Z okazji 15. rocznicy premiery albumu firma Deutsche Grammophon wydała jego nową edycję. Album ukazał się w nowej szacie graficznej i zawiera mnóstwo materiałów dodatkowych: nowe aranżacje, remiksy oraz jeden premierowy, niepublikowany dotąd utwór.
Richter kompozytor jest przykładem twórcy łączącego klasyczne wykształcenie muzyczne i sięganie po nowoczesne środki muzycznej ekspresji. Ten absolwent Royal Academy of Music i uczeń jednego z najwybitniejszych kompozytorów XX wieku, Luciana Beria, korzysta zarówno z klasycznego instrumentarium (smyczki, fortepian), jak i komputerów, syntezatorów i samplerów. Swoje poczucie minimalizmu zawdzięcza Philipowi Glassowi i Brianowi Eno, ale jednocześnie nie podważa tradycyjnych zasad komponowania. Richter tworzy po prostu przepiękne kompozycje. To podejście dość rzadkie w kręgu współczesnych twórców, którzy wykrzywiają, wypaczają i deformują wszystko, co się da, twierdząc, że nie ma miejsca dla harmonii w świcie jej pozbawionym.

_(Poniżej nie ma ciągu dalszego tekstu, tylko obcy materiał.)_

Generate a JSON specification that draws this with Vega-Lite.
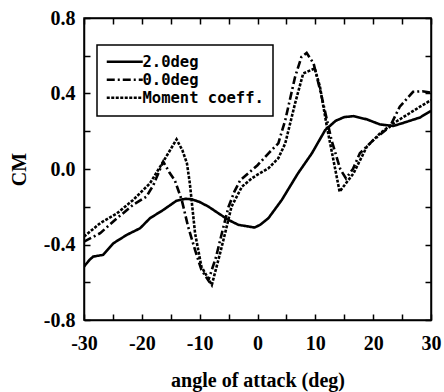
{
  "$schema": "https://vega.github.io/schema/vega-lite/v6.json",
  "autosize": "none",
  "width": 347,
  "height": 302,
  "padding": {"left": 84, "top": 18, "right": 13, "bottom": 72},
  "background": "white",
  "config": {
    "view": {"stroke": "black", "strokeWidth": 1.5},
    "axis": {
      "grid": false,
      "domainColor": "black",
      "domainWidth": 1.5,
      "tickColor": "black",
      "tickWidth": 1.5,
      "tickSize": -6,
      "labelFlush": false,
      "labelFont": "Liberation Serif",
      "labelFontWeight": "bold",
      "labelFontSize": 20,
      "labelColor": "black",
      "titleFont": "Liberation Serif",
      "titleFontWeight": "bold",
      "titleColor": "black"
    }
  },
  "data": {
    "values": [
      {"series": "2.0deg", "x": -30, "y": -0.517},
      {"series": "2.0deg", "x": -29, "y": -0.48},
      {"series": "2.0deg", "x": -28.4, "y": -0.464},
      {"series": "2.0deg", "x": -26.7, "y": -0.455},
      {"series": "2.0deg", "x": -24.9, "y": -0.393},
      {"series": "2.0deg", "x": -22.6, "y": -0.349},
      {"series": "2.0deg", "x": -20.3, "y": -0.314},
      {"series": "2.0deg", "x": -18.6, "y": -0.261},
      {"series": "2.0deg", "x": -16.3, "y": -0.217},
      {"series": "2.0deg", "x": -14, "y": -0.168},
      {"series": "2.0deg", "x": -12.5, "y": -0.158},
      {"series": "2.0deg", "x": -11.4, "y": -0.16},
      {"series": "2.0deg", "x": -10, "y": -0.175},
      {"series": "2.0deg", "x": -8.5, "y": -0.199},
      {"series": "2.0deg", "x": -6.5, "y": -0.24},
      {"series": "2.0deg", "x": -5, "y": -0.27},
      {"series": "2.0deg", "x": -3.3, "y": -0.296},
      {"series": "2.0deg", "x": -1.5, "y": -0.305},
      {"series": "2.0deg", "x": -0.5, "y": -0.31},
      {"series": "2.0deg", "x": 0.5, "y": -0.295},
      {"series": "2.0deg", "x": 1.9, "y": -0.26},
      {"series": "2.0deg", "x": 4.2, "y": -0.164},
      {"series": "2.0deg", "x": 7, "y": -0.023},
      {"series": "2.0deg", "x": 9.4, "y": 0.083},
      {"series": "2.0deg", "x": 11.7, "y": 0.206},
      {"series": "2.0deg", "x": 13.5, "y": 0.255},
      {"series": "2.0deg", "x": 15, "y": 0.275},
      {"series": "2.0deg", "x": 16.6, "y": 0.28},
      {"series": "2.0deg", "x": 18.9, "y": 0.263},
      {"series": "2.0deg", "x": 21.2, "y": 0.236},
      {"series": "2.0deg", "x": 23.5, "y": 0.228},
      {"series": "2.0deg", "x": 25.8, "y": 0.25},
      {"series": "2.0deg", "x": 28.1, "y": 0.273},
      {"series": "2.0deg", "x": 30, "y": 0.308},

      {"series": "0.0deg", "x": -30, "y": -0.385},
      {"series": "0.0deg", "x": -27.2, "y": -0.34},
      {"series": "0.0deg", "x": -24.3, "y": -0.261},
      {"series": "0.0deg", "x": -21.5, "y": -0.19},
      {"series": "0.0deg", "x": -19.2, "y": -0.146},
      {"series": "0.0deg", "x": -18, "y": -0.085},
      {"series": "0.0deg", "x": -16.3, "y": 0.039},
      {"series": "0.0deg", "x": -15.2, "y": -0.02},
      {"series": "0.0deg", "x": -14.3, "y": -0.06},
      {"series": "0.0deg", "x": -13.1, "y": -0.164},
      {"series": "0.0deg", "x": -12, "y": -0.305},
      {"series": "0.0deg", "x": -10.8, "y": -0.429},
      {"series": "0.0deg", "x": -9.7, "y": -0.534},
      {"series": "0.0deg", "x": -8.5, "y": -0.59},
      {"series": "0.0deg", "x": -7.2, "y": -0.47},
      {"series": "0.0deg", "x": -6, "y": -0.32},
      {"series": "0.0deg", "x": -5, "y": -0.2},
      {"series": "0.0deg", "x": -4, "y": -0.12},
      {"series": "0.0deg", "x": -3, "y": -0.06},
      {"series": "0.0deg", "x": -1.5, "y": -0.02},
      {"series": "0.0deg", "x": 0, "y": 0.02},
      {"series": "0.0deg", "x": 1.9, "y": 0.083},
      {"series": "0.0deg", "x": 3.6, "y": 0.136},
      {"series": "0.0deg", "x": 4.8, "y": 0.259},
      {"series": "0.0deg", "x": 6.5, "y": 0.488},
      {"series": "0.0deg", "x": 7.6, "y": 0.594},
      {"series": "0.0deg", "x": 8.5, "y": 0.615},
      {"series": "0.0deg", "x": 9.7, "y": 0.559},
      {"series": "0.0deg", "x": 11.1, "y": 0.383},
      {"series": "0.0deg", "x": 12.8, "y": 0.153},
      {"series": "0.0deg", "x": 14.3, "y": 0.0},
      {"series": "0.0deg", "x": 15.3, "y": -0.05},
      {"series": "0.0deg", "x": 16.5, "y": 0.0},
      {"series": "0.0deg", "x": 17.7, "y": 0.083},
      {"series": "0.0deg", "x": 20, "y": 0.153},
      {"series": "0.0deg", "x": 22.9, "y": 0.224},
      {"series": "0.0deg", "x": 24.6, "y": 0.33},
      {"series": "0.0deg", "x": 26.9, "y": 0.409},
      {"series": "0.0deg", "x": 28.5, "y": 0.412},
      {"series": "0.0deg", "x": 30, "y": 0.404},

      {"series": "Moment coeff.", "x": -30, "y": -0.358},
      {"series": "Moment coeff.", "x": -27.2, "y": -0.287},
      {"series": "Moment coeff.", "x": -24.3, "y": -0.235},
      {"series": "Moment coeff.", "x": -21.5, "y": -0.164},
      {"series": "Moment coeff.", "x": -18.6, "y": -0.076},
      {"series": "Moment coeff.", "x": -16.3, "y": 0.039},
      {"series": "Moment coeff.", "x": -14, "y": 0.157},
      {"series": "Moment coeff.", "x": -13, "y": 0.1},
      {"series": "Moment coeff.", "x": -12.2, "y": 0.03},
      {"series": "Moment coeff.", "x": -11.7, "y": -0.076},
      {"series": "Moment coeff.", "x": -10.8, "y": -0.34},
      {"series": "Moment coeff.", "x": -9.7, "y": -0.517},
      {"series": "Moment coeff.", "x": -7.9, "y": -0.614},
      {"series": "Moment coeff.", "x": -6.5, "y": -0.45},
      {"series": "Moment coeff.", "x": -5.6, "y": -0.34},
      {"series": "Moment coeff.", "x": -4.5, "y": -0.2},
      {"series": "Moment coeff.", "x": -2.7, "y": -0.094},
      {"series": "Moment coeff.", "x": -1, "y": -0.05},
      {"series": "Moment coeff.", "x": 0, "y": -0.03},
      {"series": "Moment coeff.", "x": 1.9, "y": 0.004},
      {"series": "Moment coeff.", "x": 3.6, "y": 0.057},
      {"series": "Moment coeff.", "x": 4.8, "y": 0.136},
      {"series": "Moment coeff.", "x": 6.5, "y": 0.348},
      {"series": "Moment coeff.", "x": 7.9, "y": 0.506},
      {"series": "Moment coeff.", "x": 9.9, "y": 0.533},
      {"series": "Moment coeff.", "x": 10.8, "y": 0.436},
      {"series": "Moment coeff.", "x": 12, "y": 0.224},
      {"series": "Moment coeff.", "x": 14.2, "y": -0.12},
      {"series": "Moment coeff.", "x": 16.6, "y": -0.023},
      {"series": "Moment coeff.", "x": 18.9, "y": 0.118},
      {"series": "Moment coeff.", "x": 21.2, "y": 0.189},
      {"series": "Moment coeff.", "x": 23.5, "y": 0.242},
      {"series": "Moment coeff.", "x": 25.8, "y": 0.286},
      {"series": "Moment coeff.", "x": 28.1, "y": 0.33},
      {"series": "Moment coeff.", "x": 30, "y": 0.365}
    ]
  },
  "layer": [
    {
      "mark": {"type": "line", "color": "black", "strokeWidth": 2.6, "clip": true},
      "encoding": {
        "x": {
          "field": "x", "type": "quantitative",
          "scale": {"domain": [-30, 30], "nice": false},
          "axis": {
            "values": [-30, -25, -20, -15, -10, -5, 0, 5, 10, 15, 20, 25, 30],
            "labelExpr": "datum.value % 10 == 0 ? '' + datum.value : ''",
            "labelPadding": 19,
            "title": "angle of attack (deg)",
            "titleFontSize": 20,
            "titlePadding": 17
          }
        },
        "y": {
          "field": "y", "type": "quantitative",
          "scale": {"domain": [-0.8, 0.8], "nice": false},
          "axis": {
            "values": [-0.8, -0.6, -0.4, -0.2, 0, 0.2, 0.4, 0.6, 0.8],
            "labelExpr": "round(datum.value * 10) % 4 == 0 ? replace(format(datum.value, '.1f'), '−', '-') : ''",
            "labelPadding": 15,
            "title": "CM",
            "titleFontSize": 20,
            "titlePadding": 14
          }
        },
        "strokeDash": {
          "field": "series", "type": "nominal",
          "scale": {
            "domain": ["2.0deg", "0.0deg", "Moment coeff."],
            "range": [[1, 0], [8, 3, 2, 3], [3, 1.5]]
          },
          "legend": {
            "title": null,
            "orient": "none",
            "legendX": 13,
            "legendY": 27,
            "strokeColor": "black",
            "fillColor": "white",
            "padding": 9,
            "symbolType": "M-3.6,0H3.6",
            "symbolSize": 100,
            "symbolOffset": 11,
            "symbolStrokeWidth": 2.6,
            "symbolStrokeColor": "black",
            "symbolFillColor": "transparent",
            "labelFont": "DejaVu Sans Mono",
            "labelFontWeight": "bold",
            "labelFontSize": 15.5,
            "labelColor": "black",
            "labelOffset": 10,
            "rowPadding": 1,
            "encode": {"legend": {"update": {"strokeWidth": {"value": 1.5}}}}
          }
        }
      }
    },
    {
      "mark": {"type": "line", "opacity": 0},
      "encoding": {
        "x": {
          "field": "x", "type": "quantitative",
          "axis": {
            "orient": "top",
            "values": [-30, -25, -20, -15, -10, -5, 0, 5, 10, 15, 20, 25, 30],
            "labels": false,
            "title": null
          }
        },
        "y": {
          "field": "y", "type": "quantitative",
          "axis": {
            "orient": "right",
            "values": [-0.8, -0.6, -0.4, -0.2, 0, 0.2, 0.4, 0.6, 0.8],
            "labels": false,
            "title": null
          }
        },
        "detail": {"field": "series"}
      }
    }
  ],
  "resolve": {"axis": {"x": "independent", "y": "independent"}}
}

The Blue Notebooks to jednak nie tylko elektroniczno-klasyczny crossover, to przede wszystkim album koncepcyjny. Został wymyślony jako zaduma nad przemocą i konsekwencjami, jakie ze sobą niesie. Richtera zainspirowała zarówno wojna w Iraku (która wówczas zbliżała się nieubłaganie), jak i jego własne doświadczenia z młodości. To dość zaskakujące, biorąc pod uwagę niezwykle kontemplacyjny charakter tych kompozycji. Zazwyczaj dzieła polityczne – np.: „Fidelio” Beethovena, „Finlandia” Sibeliusa czy Trzynasta symfonia Szostakowicza – pisano, aby pobudzić do działania. Richter poszedł inną drogą, charakterystyczną dla Woody’ego Guthrie, Boba Dylana, a także punkowego ruchu późnych lat 70. Kompozytor nie narzuca swojego zdania, zaprasza słuchacza do refleksji. – Ludzkość jest wystarczająco okrutna i nie chcę dokładać brutalności. Z biegiem lat zrozumiałem, że świat coraz częściej opiera się na głośniej i żywej retoryce, ja chciałem stworzyć cichy protest – powiedział w jednym z wywiadów.
Niebieskie zeszyty są również osobistą wypowiedzią artysty. Polityka nie ma monopolu na okrucieństwo. Richter wspomina, że był bardzo wrażliwym dzieckiem. Reagował na przemoc otaczającego świata ucieczką w siebie. Żeby nie zostać zraniony, zatrzaskiwał wszystkie drzwi, budował mury. Jego jedynym schronieniem była muzyka. Całkowicie znikał w jej wnętrzu i krajobrazach, które otwierała. Takiego Richtera obrazują teksty towarzyszące poszczególnym utworom. Na „Niebieskich zeszytach” słyszymy głos Tildy Swinton, recytującej fragmenty Ośmiu notatników Kafki oraz Nieobjętej ziemi i Hymnu o perle Miłosza. Poezja stanowi tu intymny ritornel do osobistych i melancholijnych kompozycji.
Niebieskie zeszyty przyniosły Richterowi ogromny sukces na całym świecie. Stały się nie tylko przełomowym albumem w jego karierze, ale i zburzyły granice między muzyką popularną i klasyczną. Jednak największy atut tej reedycji to pojawiająca się ponownie okazja, aby słuchając tych nagrań, zastanowić się – jak chce Richter – nad głęboko podzielonym światem wokół nas. Być może 15 lat temu nie byliśmy gotowi na tę muzykę, dziś już jesteśmy.